Children prioritize education
For ‘Education Against the Odds’ published today by Save the Children, I reviewed the results of studies that asked 1,215 children living through humanitarian crises about their priority needs. The surveys were conducted with children living through conflict in the Democratic Republic of Congo; children struggling to survive in the aftermath of Typhoon Haiyan in the Philippines; unaccompanied child refugees from Syria and Afghanistan; Rohingya children in refugee camps in Bangladesh; and children internally displaced by fighting in Ethiopia and South Sudan.
The results are stark and surprising. Even when children were overwhelmed by crisis and displacement, nearly one third (29%) identified education as their top priority. That was more than twice the number who identified food (12%), health (12%), or water and sanitation (12%) as their primary concern.
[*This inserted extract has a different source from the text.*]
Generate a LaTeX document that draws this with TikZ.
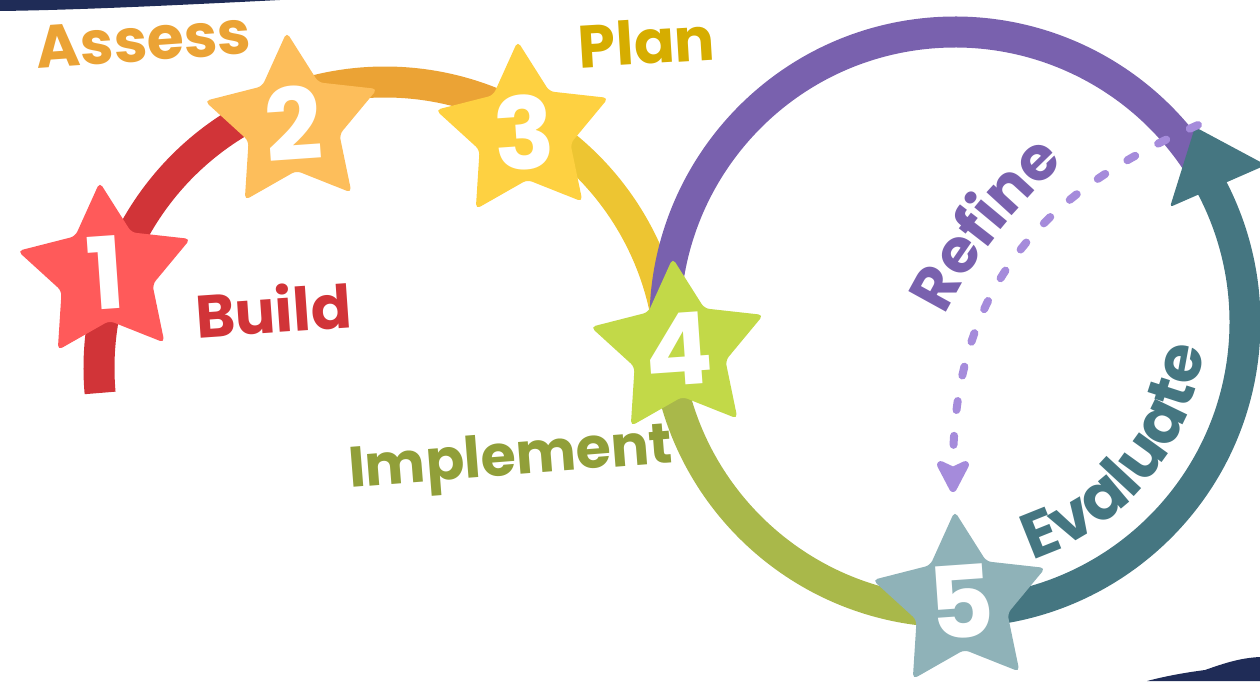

Education Against the Odds shows that, time and time again, children living in the world’s toughest places wanted one thing above all else: the chance to go to school.
The report also tells individual stories of children engaged in that struggle – from those living in conflict zones or facing environmental disasters, to those forced to flee, work or marry, to children with disabilities and living in remote areas. You can read their stories extracted from the report in the slideshow below.
* names have been changed to protect the children's identity
More funding is needed for education in emergencies
Education Against the Odds closes with a series of recommendations to governments and the international community to deliver on the global commitment to give every child the chance to learn, including by closing the education funding gap that stops children from accessing a quality education.
We now know that education is a critical lifesaving and life sustaining service for children in emergencies. However, our efforts to actually provide children caught up in emergencies with an education are limited by a persistent lack of funding. Despite some progress and the leadership of donors like the European Union, education still receives less than 2% of all humanitarian funding, and development aid for education is in decline.
We still have the chance to protect children’s hopes this week at the UN General Assembly. I am delighted to have the opportunity to speak about my experience advocating for education for all refugee boys and girls at the Leave No One Behind: Accelerating the SDGs through Quality Education event co-hosted by Education Cannot Wait and the Education Commission tomorrow.
This week I hope to witness strong new financial commitments from world leaders, which will change the lives of refugee boys and girls.